The proposed Mountain Valley Pipeline (MVP) project is a natural gas pipeline that would span approximately 303 miles from the north of West Virginia to the south of Virginia. In West Virginia, it would pass through eleven counties – Wetzel, Harrison, Doddridge, Lewis, Braxton, Webster, Nicholas, Greenbrier, Fayette, Summers, and Monroe. The following describes the benefits to West Virginia and Harrison County due to construction spending, ad valorem taxes, and direct use of natural gas. Full reports and maps can be downloaded below and for more information, please visit our FAQ's page.
The MVP project developers are expected to spend over $811million on West Virginia-based labor, goods, and services from 2015 to 2018 to support construction of the project. This direct spending would add $594 million in cumulative gross regional product to West Virginia during that period and up to 4,500 jobs in 2017 and 2018 during the peak of construction. With its established manufacturing base, Harrison County could contribute labor and other resources to the construction effort.
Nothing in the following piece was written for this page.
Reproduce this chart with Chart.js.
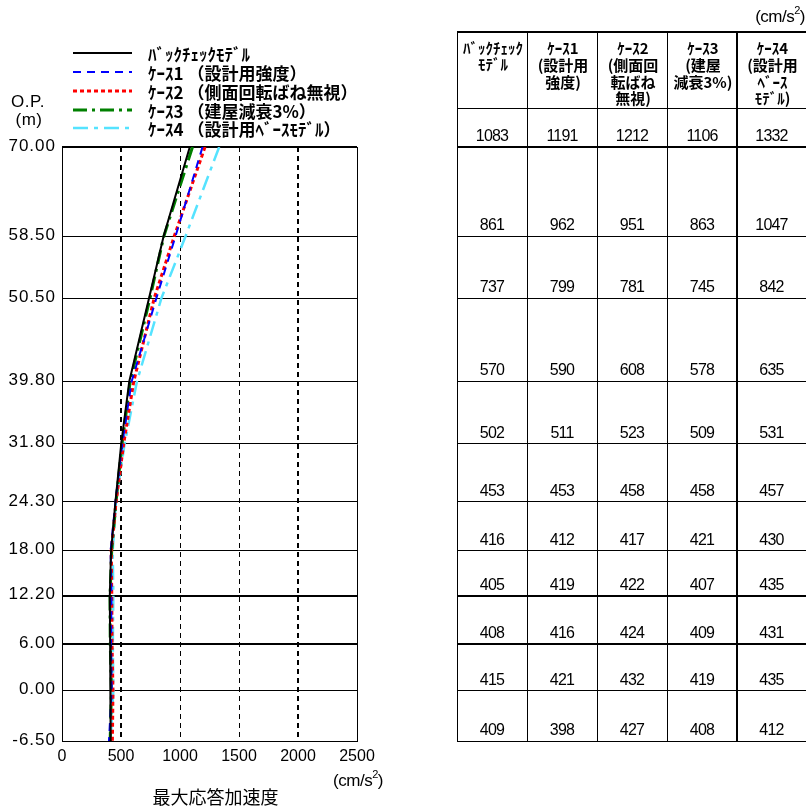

Pipeline Operation Benefits
Ongoing operation of the pipeline would support a total of 54 jobs across the state with average annual wages and benefits of $65,000.
Ad Valorem Tax Benefits
The MVP project could generate up to $2.1 million in annual county ad valorem taxes (property taxes) once the pipeline is in service.
While small relative to other sectors in the county, the manufacturing sector plays a significant role in the local economy. It employs around 2,100 people or 6% of the workforce, and employee wages in the sector average $58,000 annually, which is 35% more than the average across all sectors. Major employers include Aurora Flight Services, Bombardier, EuropTec, Graftech, and Pratt & Whitney.
Providing additional supply to county manufacturers via MVP would help ensure reliable access to a low-cost fuel source. Increased supply also would provide opportunities for manufacturing expansions.
Fuel switching in municipal and private vehicle fleets presents a sizable savings opportunity. There are estimated to be approximately 320 school buses, other school vehicles, solid waste disposal trucks, and county vehicles, which if converted from gasoline and diesel, would yield approximately $260,000 in annual savings.